402 Improving the Clinical Use of the Scarce Blood: The Ugandan Perspective

Thursday, April 26, 2012
Abay Poster Exhibition and Hall (Millennium Hall)
Isaac Kajja Makerere University, Uganda
In Uganda the demand of blood by hospitals outstrips its supply. The National Transfusion Services faces the daunting challenge of making sufficient supplies of blood while ensuring quality and safety of these products. National data on clinical use of blood are limited.
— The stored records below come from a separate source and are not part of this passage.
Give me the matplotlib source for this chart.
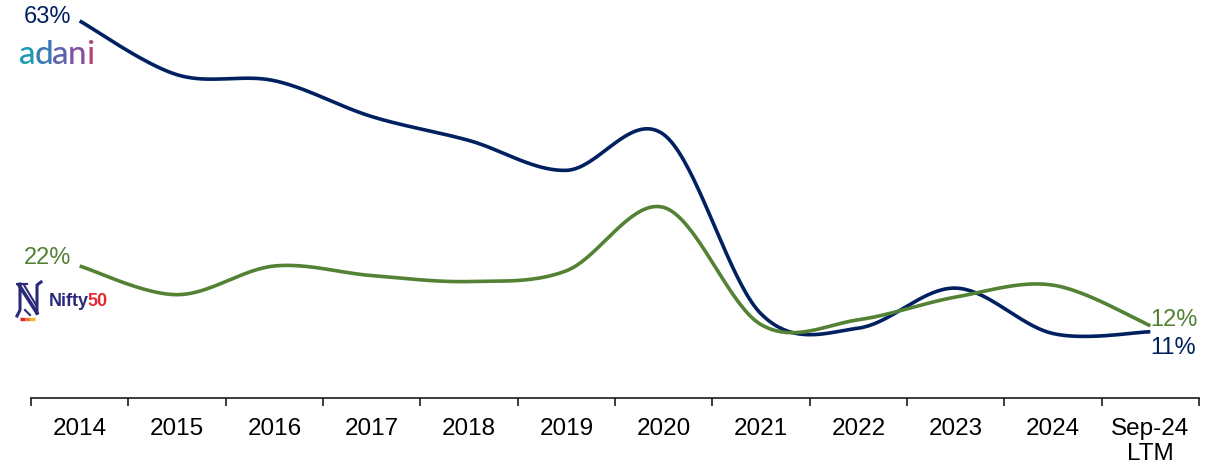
import numpy as np
import matplotlib.pyplot as plt
from matplotlib.ticker import FixedLocator

plt.rcParams['font.family'] = ['Liberation Sans', 'DejaVu Sans']

years = ['2014', '2015', '2016', '2017', '2018', '2019', '2020',
         '2021', '2022', '2023', '2024', 'Sep-24\nLTM']
adani = [63, 54, 53, 47, 43, 38, 44, 14, 11.6, 18.3, 10.7, 11]
nifty = [22, 17.2, 22, 20.4, 19.4, 21.2, 31.8, 12.2, 13, 16.8, 18.8, 12]

BLUE = '#002060'
GREEN = '#548235'


def smooth(y, n=40):
    # Bezier curve through the points, control points from neighbouring slopes
    x = np.arange(len(y), dtype=float)
    pts = np.column_stack([x, np.asarray(y, dtype=float)])
    ext = np.vstack([pts[0], pts, pts[-1]])
    out = []
    t = np.linspace(0, 1, n)[:, None]
    for i in range(len(pts) - 1):
        p0, p3 = ext[i + 1], ext[i + 2]
        p1 = p0 + (ext[i + 2] - ext[i]) / 6
        p2 = p3 - (ext[i + 3] - ext[i + 1]) / 6
        seg = ((1 - t) ** 3) * p0 + 3 * ((1 - t) ** 2) * t * p1 \
            + 3 * (1 - t) * t ** 2 * p2 + t ** 3 * p3
        out.append(seg if i == 0 else seg[1:])
    out = np.vstack(out)
    return out[:, 0], out[:, 1]


fig = plt.figure(figsize=(12.21, 4.67), dpi=100)
ax = fig.add_axes([31 / 1221, 69.5 / 467, 1168 / 1221, 397.5 / 467])

for vals, col in [(adani, BLUE), (nifty, GREEN)]:
    sx, sy = smooth(vals)
    ax.plot(sx, sy, color=col, lw=2.6, solid_capstyle='butt', zorder=3)

ax.set_xlim(-0.5, len(years) - 0.5)
ax.set_ylim(0, 66.5)

# end labels
ax.text(-0.09, adani[0] + 0.7, f'{adani[0]:.0f}%', color=BLUE, fontsize=17,
        ha='right', va='center')
ax.text(-0.09, nifty[0] + 1.4, f'{nifty[0]:.0f}%', color=GREEN, fontsize=17,
        ha='right', va='center')
ax.text(11.0, nifty[-1] + 1.0, f'{nifty[-1]:.0f}%', color=GREEN, fontsize=17,
        ha='left', va='center')
ax.text(11.0, adani[-1] - 2.7, f'{adani[-1]:.0f}%', color=BLUE, fontsize=17,
        ha='left', va='center')

# axes styling
for s in ['top', 'right', 'left']:
    ax.spines[s].set_visible(False)
ax.spines['bottom'].set_linewidth(1.2)
ax.spines['bottom'].set_color('#1a1a1a')
ax.set_yticks([])
ax.set_xticks(range(len(years)))
ax.set_xticklabels(years, fontsize=17.5, color='black', linespacing=1.15)
ax.tick_params(axis='x', which='major', length=0, pad=15)
ax.xaxis.set_minor_locator(FixedLocator(np.arange(-0.5, len(years), 1.0)))
ax.tick_params(axis='x', which='minor', length=5.5, width=1.2, color='#1a1a1a')

# adani wordmark
adani_cols = ['#1d9ab4', '#3a78b8', '#5d62ac', '#8452a2', '#b04678']
xpos = 19
for ch, c in zip('adani', adani_cols):
    t = fig.text(xpos / 1221, 1 - 55 / 467, ch, color=c, fontsize=24,
                 family=['Lato', 'DejaVu Sans'], fontweight='medium',
                 ha='left', va='center')
    fig.canvas.draw()
    bb = t.get_window_extent()
    xpos += bb.width - 1.0

# Nifty50 mark
lg = fig.add_axes([15 / 1221, 1 - 322 / 467, 28 / 1221, 42 / 467])
lg.set_xlim(0, 28)
lg.set_ylim(42, 0)
lg.axis('off')
NAVY = '#2b2a7a'
lg.plot([5, 5, 2], [4, 30, 36], color=NAVY, lw=2.2)
lg.plot([4, 22], [5, 33], color=NAVY, lw=2.6)
lg.plot([9, 21], [5, 25], color=NAVY, lw=1.5)
lg.plot([22, 22, 26], [33, 5, 2], color=NAVY, lw=2.2)
lg.plot([2, 12], [4, 4], color=NAVY, lw=1.5)
lg.plot([10, 15], [30, 35], color=NAVY, lw=1.5)
for x0, c in [(5, '#d7262d'), (10, '#f0732a'), (15, '#f7b52b')]:
    lg.plot([x0, x0 + 5], [39, 39], color=c, lw=2.4, solid_capstyle='butt')

t = fig.text(49 / 1221, 1 - 301 / 467, 'Nifty', color=NAVY, fontsize=13,
             fontweight='bold', ha='left', va='center')
fig.canvas.draw()
nx = 49 + t.get_window_extent().width - 1.5
fig.text(nx / 1221, 1 - 301 / 467, '50', color='#e32b36', fontsize=13,
         fontweight='bold', ha='left', va='center')

fig.savefig('out.png', dpi=100)
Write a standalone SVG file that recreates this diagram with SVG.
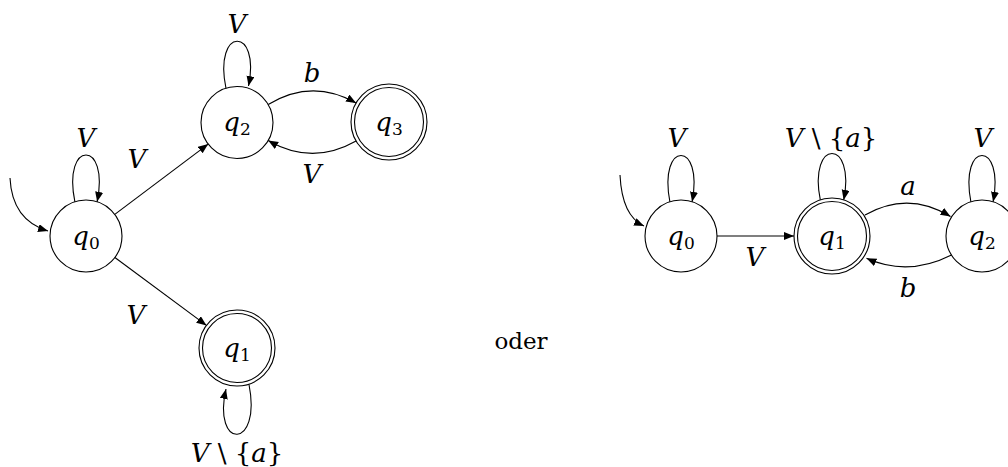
<svg xmlns="http://www.w3.org/2000/svg" width="1008" height="467" viewBox="0 0 1008 467">
<style>
.st{fill:none;stroke:#000;stroke-width:1.1}
.ed{fill:none;stroke:#000;stroke-width:1.1}
text{font-family:'DejaVu Serif',serif;fill:#000}
.m{font-size:26px;font-style:italic}
.u{font-style:normal}
.sub{font-style:normal;font-size:17px}
.t{font-size:23px}
</style>
<defs>
<marker id="ah" markerUnits="userSpaceOnUse" markerWidth="12" markerHeight="10" refX="10" refY="4" orient="auto">
<path d="M0,0 L10,4 L0,8 Z" fill="#000"/>
</marker>
</defs>

<g id="L_q0"><circle class="st" cx="86" cy="236" r="36"/><text class="m" x="86" y="245" text-anchor="middle">q<tspan class="sub" dy="4">0</tspan></text></g>
<g id="L_q2"><circle class="st" cx="237" cy="122.5" r="36"/><text class="m" x="237" y="131" text-anchor="middle">q<tspan class="sub" dy="4">2</tspan></text></g>
<g id="L_q3"><circle class="st" cx="389" cy="122" r="38"/><circle class="st" cx="389" cy="122" r="34.5"/><text class="m" x="389" y="131" text-anchor="middle">q<tspan class="sub" dy="4">3</tspan></text></g>
<g id="L_q1"><circle class="st" cx="237" cy="348" r="38"/><circle class="st" cx="237" cy="348" r="34.5"/><text class="m" x="237" y="357" text-anchor="middle">q<tspan class="sub" dy="4">1</tspan></text></g>

<g id="R_q0"><circle class="st" cx="681" cy="236" r="36"/><text class="m" x="681" y="245" text-anchor="middle">q<tspan class="sub" dy="4">0</tspan></text></g>
<g id="R_q1"><circle class="st" cx="832" cy="236" r="38"/><circle class="st" cx="832" cy="236" r="34.5"/><text class="m" x="832" y="245" text-anchor="middle">q<tspan class="sub" dy="4">1</tspan></text></g>
<g id="R_q2"><circle class="st" cx="982" cy="236" r="36"/><text class="m" x="982" y="245" text-anchor="middle">q<tspan class="sub" dy="4">2</tspan></text></g>

<g id="connectors">
<path class="ed" d="M10,178 Q12,220 48,231" marker-end="url(#ah)"/>
<path class="ed" d="M74.9,201.8 C62,139.4 110,139.4 97.1,201.8" marker-end="url(#ah)"/>
<path class="ed" d="M114.8,214.4 L208.2,144.1" marker-end="url(#ah)"/>
<path class="ed" d="M114.9,257.5 L206.5,325.4" marker-end="url(#ah)"/>
<path class="ed" d="M226,88.3 C213,26 261,26 248.5,86" marker-end="url(#ah)"/>
<path class="ed" d="M268.2,104.5 Q312,78 356.1,103" marker-end="url(#ah)"/>
<path class="ed" d="M356.1,141 Q312,166 268.2,140.5" marker-end="url(#ah)"/>
<path class="ed" d="M249,384.5 C262,450 212,450 226,389" marker-end="url(#ah)"/>
<path class="ed" d="M620,175 Q622,216 644,226" marker-end="url(#ah)"/>
<path class="ed" d="M669.9,201.8 C658,140 704,140 692.1,201.8" marker-end="url(#ah)"/>
<path class="ed" d="M717,236 L794,236" marker-end="url(#ah)"/>
<path class="ed" d="M820.3,199.9 C808,138 856,138 843.7,199.9" marker-end="url(#ah)"/>
<path class="ed" d="M865,215 Q908,190.5 950.5,216.5" marker-end="url(#ah)"/>
<path class="ed" d="M951.5,255 Q908,277 866.5,258.3" marker-end="url(#ah)"/>
<path class="ed" d="M970.9,201.8 C959,140 1005,140 993.1,201.8" marker-end="url(#ah)"/>
</g>

<g id="labels">
<text class="m" x="86" y="147" text-anchor="middle">V</text>
<text class="m" x="137" y="168" text-anchor="middle">V</text>
<text class="m" x="237" y="33" text-anchor="middle">V</text>
<text class="m" x="312" y="82" text-anchor="middle">b</text>
<text class="m" x="312" y="183" text-anchor="middle">V</text>
<text class="m" x="136" y="324" text-anchor="middle">V</text>
<text class="m" x="237" y="462" text-anchor="middle">V <tspan class="u">\ {</tspan>a<tspan class="u">}</tspan></text>
<text class="t" x="521" y="349" text-anchor="middle">oder</text>
<text class="m" x="677" y="147" text-anchor="middle">V</text>
<text class="m" x="831" y="147" text-anchor="middle">V <tspan class="u">\ {</tspan>a<tspan class="u">}</tspan></text>
<text class="m" x="983" y="147" text-anchor="middle">V</text>
<text class="m" x="908" y="195" text-anchor="middle">a</text>
<text class="m" x="908" y="297" text-anchor="middle">b</text>
<text class="m" x="755" y="266" text-anchor="middle">V</text>
</g>
</svg>
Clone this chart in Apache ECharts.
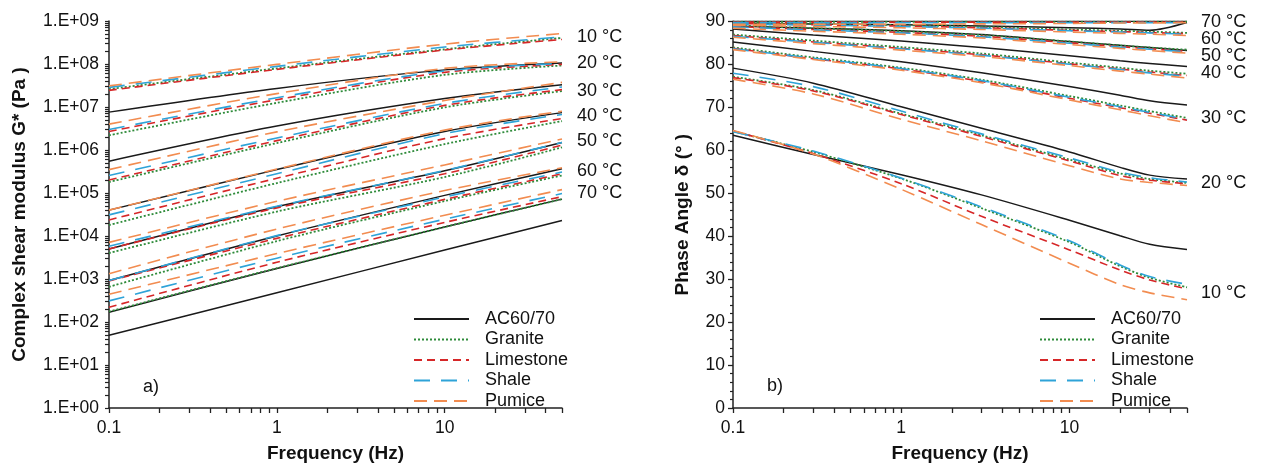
<!DOCTYPE html>
<html><head><meta charset="utf-8">
<script src="https://cdn.jsdelivr.net/npm/echarts@6/dist/echarts.min.js"></script>
<style>html,body{margin:0;padding:0;background:#fff}#c{width:1262px;height:468px}</style>
</head><body><div id="c"></div>
<script>
// ---------- data ----------
const materials = ['AC60/70', 'Granite', 'Limestone', 'Shale', 'Pumice'];
const temperatures = ['10 °C', '20 °C', '30 °C', '40 °C', '50 °C', '60 °C', '70 °C'];

// a) complex shear modulus G* (Pa), rows = 10..70 °C, columns = freqG
const freqG = [0.1, 1, 10, 50];
const gAC = [
  [7.6e6, 2.7e7, 7.3e7, 1.06e8],
  [5.5e5, 3.6e6, 1.57e7, 3.3e7],
  [4.0e4, 3.5e5, 2.7e6, 7.4e6],
  [5.0e3, 4.8e4, 3.3e5, 1.5e6],
  [9.2e2, 1.0e4, 8.8e4, 3.65e5],
  [1.68e2, 1.76e3, 1.62e4, 7.2e4],
  [49, 480, 4.7e3, 2.3e4]
];
const gGranite = [
  [2.6e7, 7.9e7, 2.2e8, 4.05e8],
  [2.2e6, 1.25e7, 5.6e7, 9.2e7],
  [1.8e5, 1.45e6, 9.8e6, 2.34e7],
  [1.8e4, 1.7e5, 1.37e6, 4.7e6],
  [4.0e3, 3.7e4, 2.35e5, 1.15e6],
  [6.6e2, 7.6e3, 6.5e4, 2.56e5],
  [1.75e2, 1.78e3, 1.62e4, 7.2e4]
];
const gLimestone = [
  [2.44e7, 7.5e7, 2.11e8, 3.72e8],
  [2.7e6, 1.48e7, 6.4e7, 9.8e7],
  [2.0e5, 1.65e6, 1.09e7, 2.53e7],
  [2.36e4, 2.2e5, 1.84e6, 5.4e6],
  [5.0e3, 4.5e4, 2.8e5, 1.3e6],
  [9.0e2, 8.8e3, 7.1e4, 2.8e5],
  [2.2e2, 2.45e3, 2.07e4, 8.2e4]
];
const gShale = [
  [2.86e7, 8.8e7, 2.48e8, 4.27e8],
  [3.0e6, 1.64e7, 6.9e7, 1.03e8],
  [2.56e5, 1.9e6, 1.21e7, 2.92e7],
  [3.1e4, 2.8e5, 2.4e6, 6.7e6],
  [5.8e3, 4.9e4, 3.34e5, 1.5e6],
  [9.2e2, 1.02e4, 8.1e4, 3.07e5],
  [3.1e2, 3.05e3, 2.46e4, 9.7e4]
];
const gPumice = [
  [3.1e7, 9.8e7, 2.9e8, 5.1e8],
  [4.0e6, 2.05e7, 7.9e7, 1.12e8],
  [3.5e5, 2.64e6, 1.42e7, 3.73e7],
  [4.0e4, 3.6e5, 2.9e6, 8.0e6],
  [7.1e3, 6.4e4, 4.5e5, 1.8e6],
  [1.33e3, 1.45e4, 1.14e5, 3.85e5],
  [4.4e2, 3.9e3, 3.04e4, 1.2e5]
];

// b) phase angle δ (°), rows = 10..70 °C, columns = freqD
const freqD = [0.1, 0.3, 1, 3, 10, 20, 30, 50];
const dAC = [
  [63.5, 59.0, 54.3, 49.6, 43.7, 40.1, 38.1, 36.9],
  [79.1, 75.6, 70.1, 65.1, 59.6, 56.0, 54.2, 53.3],
  [85.2, 83.0, 80.6, 78.0, 74.8, 72.8, 71.5, 70.5],
  [88.2, 86.8, 85.4, 83.9, 82.0, 80.8, 80.2, 79.5],
  [88.9, 88.4, 87.8, 86.9, 85.3, 84.4, 83.9, 83.2],
  [89.6, 89.4, 89.2, 88.9, 88.5, 88.2, 87.9, 89.7],
  [90.0, 90.0, 90.0, 90.0, 90.0, 90.0, 90.0, 90.0]
];
const dGranite = [
  [64.4, 59.6, 53.4, 46.5, 38.6, 33.0, 30.3, 28.1],
  [77.1, 74.0, 68.5, 63.5, 57.8, 54.6, 53.3, 52.4],
  [83.9, 81.6, 79.2, 76.4, 72.6, 70.4, 69.1, 67.5],
  [86.9, 85.5, 84.0, 82.5, 80.4, 79.2, 78.5, 77.8],
  [89.1, 88.4, 87.7, 86.8, 85.3, 84.4, 83.9, 83.4],
  [89.7, 89.4, 89.1, 88.7, 88.1, 87.8, 87.6, 87.3],
  [89.9, 89.9, 89.9, 89.9, 89.9, 89.9, 89.9, 89.9]
];
const dLimestone = [
  [64.5, 59.2, 52.2, 44.6, 36.8, 32.1, 29.8, 27.7],
  [76.9, 73.8, 68.3, 63.2, 57.5, 54.1, 53.0, 52.2],
  [83.7, 81.3, 78.9, 76.0, 72.1, 69.9, 68.6, 67.0],
  [86.7, 85.2, 83.7, 82.2, 80.1, 78.9, 78.2, 77.4],
  [88.8, 88.1, 87.4, 86.5, 85.0, 84.1, 83.6, 83.0],
  [89.5, 89.2, 88.9, 88.5, 87.9, 87.6, 87.4, 87.1],
  [89.8, 89.8, 89.8, 89.8, 89.8, 89.8, 89.8, 89.8]
];
const dShale = [
  [64.3, 59.8, 53.5, 46.8, 38.9, 33.3, 30.6, 28.8],
  [77.9, 74.8, 69.1, 63.8, 58.2, 54.9, 53.6, 52.6],
  [83.6, 81.4, 79.0, 76.2, 72.3, 70.1, 68.8, 67.2],
  [86.5, 85.1, 83.6, 82.1, 80.0, 78.8, 78.0, 77.2],
  [88.7, 88.0, 87.3, 86.4, 84.9, 84.0, 83.5, 82.9],
  [89.4, 89.1, 88.8, 88.4, 87.8, 87.5, 87.3, 87.0],
  [89.7, 89.7, 89.7, 89.7, 89.7, 89.7, 89.7, 89.7]
];
const dPumice = [
  [64.6, 59.1, 50.9, 42.7, 33.7, 28.7, 26.8, 25.2],
  [76.5, 73.1, 67.2, 62.2, 56.4, 53.3, 52.5, 51.8],
  [83.4, 81.1, 78.6, 75.7, 71.7, 69.4, 68.0, 66.4],
  [86.3, 84.8, 83.3, 81.8, 79.7, 78.4, 77.7, 76.8],
  [88.4, 87.7, 87.0, 86.1, 84.6, 83.7, 83.2, 82.6],
  [89.1, 88.8, 88.5, 88.1, 87.5, 87.2, 87.0, 86.7],
  [89.3, 89.3, 89.3, 89.4, 89.5, 89.6, 89.6, 89.7]
];

const xTickLabels = ['0.1', '1', '10'];

// ---------- chart ----------
const FONT = "'Liberation Sans', Arial, sans-serif";
const gSets = [gAC, gGranite, gLimestone, gShale, gPumice];
const dSets = [dAC, dGranite, dLimestone, dShale, dPumice];
const styles = [
  { color: '#1a1a1a', type: 'solid', width: 1.5 },
  { color: '#2e8b3a', type: [2, 2], width: 1.8 },
  { color: '#d62728', type: [8, 5], width: 1.6 },
  { color: '#2ea3d8', type: [16, 11], width: 1.6 },
  { color: '#f28c50', type: [13, 7], width: 1.6 }
];

const series = [];
materials.forEach((m, mi) => {
  gSets[mi].forEach((row) => {
    series.push({
      name: m, type: 'line', xAxisIndex: 0, yAxisIndex: 0,
      symbol: 'none', showSymbol: false, smooth: 0.3, animation: false,
      lineStyle: styles[mi], itemStyle: { color: styles[mi].color },
      data: freqG.map((f, i) => [f, row[i]])
    });
  });
  dSets[mi].forEach((row) => {
    series.push({
      name: m, type: 'line', xAxisIndex: 1, yAxisIndex: 1,
      symbol: 'none', showSymbol: false, smooth: 0.3, animation: false,
      lineStyle: styles[mi], itemStyle: { color: styles[mi].color },
      data: freqD.map((f, i) => [f, row[i]])
    });
  });
});

const xMinor = [];
for (let m = 1; m <= 9; m++) xMinor.push(+(m * 0.1).toFixed(1));
for (let m = 1; m <= 9; m++) xMinor.push(m);
for (let m = 1; m <= 5; m++) xMinor.push(m * 10);
const yTicksL = [];
for (let e = 0; e < 9; e++) for (let m = 1; m <= 9; m++) yTicksL.push(m * Math.pow(10, e));
yTicksL.push(1e9);
const yLabelsL = [];
for (let e = 0; e <= 9; e++) yLabelsL.push(Math.pow(10, e));

const axisLine = { show: true, onZero: false, lineStyle: { color: '#222', width: 1.5 } };
const labelStyle = { fontFamily: FONT, fontSize: 17.5, color: '#111' };
const nameStyle = { fontFamily: FONT, fontSize: 19, fontWeight: 'bold', color: '#111' };

function xAxis(gi) {
  return {
    gridIndex: gi, type: 'log', logBase: 10, min: 0.1, max: 50,
    axisLine: axisLine, splitLine: { show: false },
    axisTick: { show: true, length: 5, customValues: xMinor, lineStyle: { color: '#222', width: 1.3 } },
    axisLabel: Object.assign({ margin: 11, customValues: [0.1, 1, 10],
      formatter: v => (v < 0.5 ? xTickLabels[0] : v < 5 ? xTickLabels[1] : xTickLabels[2]) }, labelStyle),
    name: 'Frequency (Hz)', nameLocation: 'middle', nameGap: 36, nameTextStyle: nameStyle
  };
}

function legend(left) {
  return {
    data: materials, left: left, top: 310, orient: 'vertical', padding: 0,
    itemWidth: 55, itemHeight: 14, itemGap: 2.5, selectedMode: false,
    itemStyle: { opacity: 0, borderWidth: 0 },
    textStyle: { fontFamily: FONT, fontSize: 18, color: '#111', lineHeight: 18, padding: [0, 0, 0, 11] }
  };
}

const option = {
  backgroundColor: '#fff',
  animation: false,
  grid: [
    { left: 109, top: 21, width: 453, height: 390.7 },
    { left: 733, top: 21.3, width: 454, height: 389.7 }
  ],
  xAxis: [xAxis(0), xAxis(1)],
  yAxis: [
    {
      gridIndex: 0, type: 'log', logBase: 10, min: 1, max: 1e9,
      axisLine: axisLine, splitLine: { show: false },
      axisTick: { show: true, length: 4, customValues: yTicksL, lineStyle: { color: '#222', width: 1.2 } },
      axisLabel: Object.assign({ margin: 10, customValues: yLabelsL,
        formatter: v => { const e = Math.round(Math.log10(v)); return '1.E' + (e < 0 ? '-' : '+') + String(Math.abs(e)).padStart(2, '0'); } }, labelStyle),
      name: 'Complex shear modulus G* (Pa )', nameLocation: 'middle', nameGap: 80, nameTextStyle: nameStyle
    },
    {
      gridIndex: 1, type: 'value', min: 0, max: 90, interval: 10,
      axisLine: axisLine, splitLine: { show: false },
      axisTick: { show: true, length: 5, lineStyle: { color: '#222', width: 1.3 } },
      minorTick: { show: true, splitNumber: 5, length: 3, lineStyle: { color: '#222', width: 1.2 } },
      axisLabel: Object.assign({ margin: 8 }, labelStyle),
      name: 'Phase Angle δ (° )', nameLocation: 'middle', nameGap: 41, nameTextStyle: nameStyle
    }
  ],
  legend: [legend(413), legend(1039)],
  graphic: [],
  series: series
};

const tLeftY = [36.7, 63.3, 90.7, 115.7, 140.7, 170.7, 192.7];
const tRightY = [293.3, 183.3, 118.3, 72.7, 56, 39.3, 21.7];
temperatures.forEach((t, i) => {
  option.graphic.push({ type: 'text', x: 577, y: tLeftY[i], style: { text: t, font: '18px ' + FONT, fill: '#111', verticalAlign: 'middle' } });
  option.graphic.push({ type: 'text', x: 1201, y: tRightY[i], style: { text: t, font: '18px ' + FONT, fill: '#111', verticalAlign: 'middle' } });
});
option.graphic.push({ type: 'text', x: 143, y: 387, style: { text: 'a)', font: '18px ' + FONT, fill: '#111', verticalAlign: 'middle' } });
option.graphic.push({ type: 'text', x: 767, y: 386, style: { text: 'b)', font: '18px ' + FONT, fill: '#111', verticalAlign: 'middle' } });

const chart = echarts.init(document.getElementById('c'), null, { renderer: 'canvas' });
chart.setOption(option);
</script>
</body></html>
In order to improve quality of health care delivery to blood recipients and effectively use the limited blood components, this study aimed at identification of quality gaps in practices and procedures of in-hospital transfusion services. 

Mixed research methods were used to qualify and quantify challenges and solutions to the existing suboptimal use of blood in Ugandan Hospitals. 

Identified challenges to quality transfusion practices include paucity of administrative structures bottlenecks in the processing blood banks and a staff that is not aware of the special attention needed when prescribing and transfusing blood. This is compounded by lack of hospital transfusion policies. Additionally, documentation of transfusion procedures is still under-developed.

To address these issues, a step-by-step quality improvement strategy should be developed. First, small working groups of clinicians, laboratory technicians and administrators should be created to design the policy and strategies for clinical use of blood. Secondly, create Hospital Transfusion Committees with appropriate terms of reference. Third, design simple education materials for the in-hospital transfusion processes with their respective standard operating procedures and related outcome documents. Disseminate these materials through continuous professional trainings and curriculum reviews. Embark on updating the National Transfusion Policy to embrace and support the development of National clinical standards. These steps will be achieved when the concept of quality assurance is formally and philosophically incorporated into the structure and functioning of Uganda’s health systems, consistently implemented, and supported by a culture of quality, as reflected in organizational values and policies that advocate quality of care.

Number of words = 289.


Learning Objectives: 1. Assess existing in-hospital transfusion practices as regards processes, strategies and documentation. 2. Analyze problems and prioritize areas for quality improvement of in-hospital transfusion systems in a developing country.